Kolejne rozprawy ws. wypadku na szkolnej strzelnicy
Zdjęcie: Odłamek metalu, który wbił się w lewe oko (12x5, 5x7mm; waga 18,5g)
23 maja 2016 roku doszło do wypadku na szkolnej strzelnicy, wskutek którego 16- letni wówczas Rafał A. stracił oko. Sprawa ciągnie się od trzech lat. Wciąż przesłuchiwani są świadkowie. Poszkodowany, obecnie już student, nadal się leczy i musiał zweryfikować życiowe plany.
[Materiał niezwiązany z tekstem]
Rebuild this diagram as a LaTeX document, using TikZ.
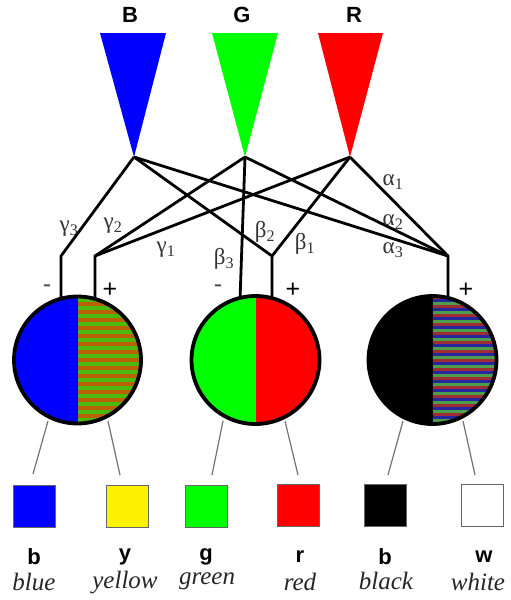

W czwartek 15 listopada 2019 roku, przed Sądem Rejonowym w Stalowej Woli zeznawał były uczeń Budowlanki, pokrzywdzony w sprawie. Potwierdził, że po wypadku pomocy udzielali mu koledzy i koleżanki, a krwotok z oka, po tym jak po strzale rykoszetem w gałkę oczną wbił mu się odłamek metalu, tamowano chusteczkami i papierem toaletowym, bo na „zaimprowizowanej” strzelnicy nie było nawet apteczki. Rafał A. wiele przecierpiał, przeszedł kilka skomplikowanych operacji. Ze strony szkoły nie usłyszał słów przeprosin. Rodzina poszkodowanego sama ponosi koszty leczenia, a te nie są małe.
Prokuratura oskarżyła dyrektora Zespołu Szkół Ponadgimnazjalnych nr 2 w Stalowej Woli Włodzimierza S. i byłego nauczyciela Krzysztofa S. o narażenie uczniów na niebezpieczeństwo i spowodowanie ciężkiego uszczerbku na zdrowiu 16-latka. Strzelnicę skontrolował NIK.
Proces będzie kontynuowany w styczniu.